Toch blijkt uit de gebeurtenissen hierna dat veel van de dingen die Jezus vooraf heeft gezegd, niet door zijn vrienden werden onthouden. Althans, ze grepen zich niet altijd direct vast aan de beloften van Jezus – ze raakten eerst in paniek en bedachten pas daarna wat Jezus voorzegd had…
Jezus zegt ons ook vandaag: “Wees niet ongerust, maar vertrouw op God en op mij.” Ook voor ons maakt de Meester Timmerman een huis waar we voor eeuwig thuis zullen zijn. Reken er maar op dat dat huis erg mooi zal zijn, maar belangrijker voor nu en voor later is de wetenschap dat we altijd zullen zijn waar Jezus is!

GEBED
Dank U, lieve Jezus voor al uw beloften. Er is bij U een thuis voor mij! Ik houd van thuiskomen, Heer. Ik vind het fijn om in een veilige, vertrouwde omgeving te zijn met de mensen om mij heen waar ik het meest van houd. Ik vind het fijn om ook nu al, in de stilte, bij U thuis te zijn.
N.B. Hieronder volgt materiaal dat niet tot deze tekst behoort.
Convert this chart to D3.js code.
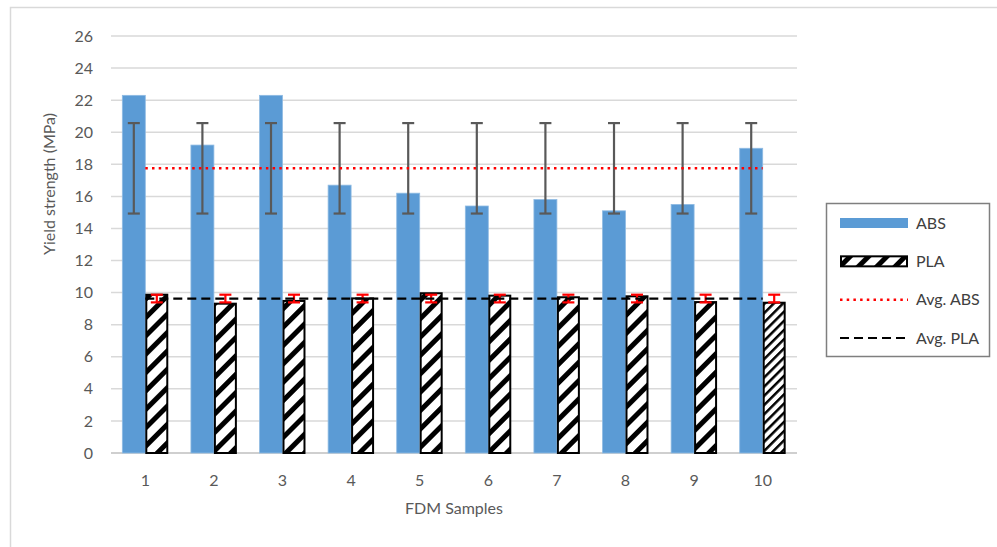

U weet het, Jezus. In deze wereld is een huis niet voor iedereen een fijne plek. Ik bid U voor de mensen die veel meer redenen hebben dan ik om met hart en ziel te verlangen om hier weg te zijn. Geef uw kinderen de moed om te blijven vertrouwen. Geef hen de kracht om een thuis te maken – ook voor degenen die daar niet met liefde en dankbaarheid op reageren.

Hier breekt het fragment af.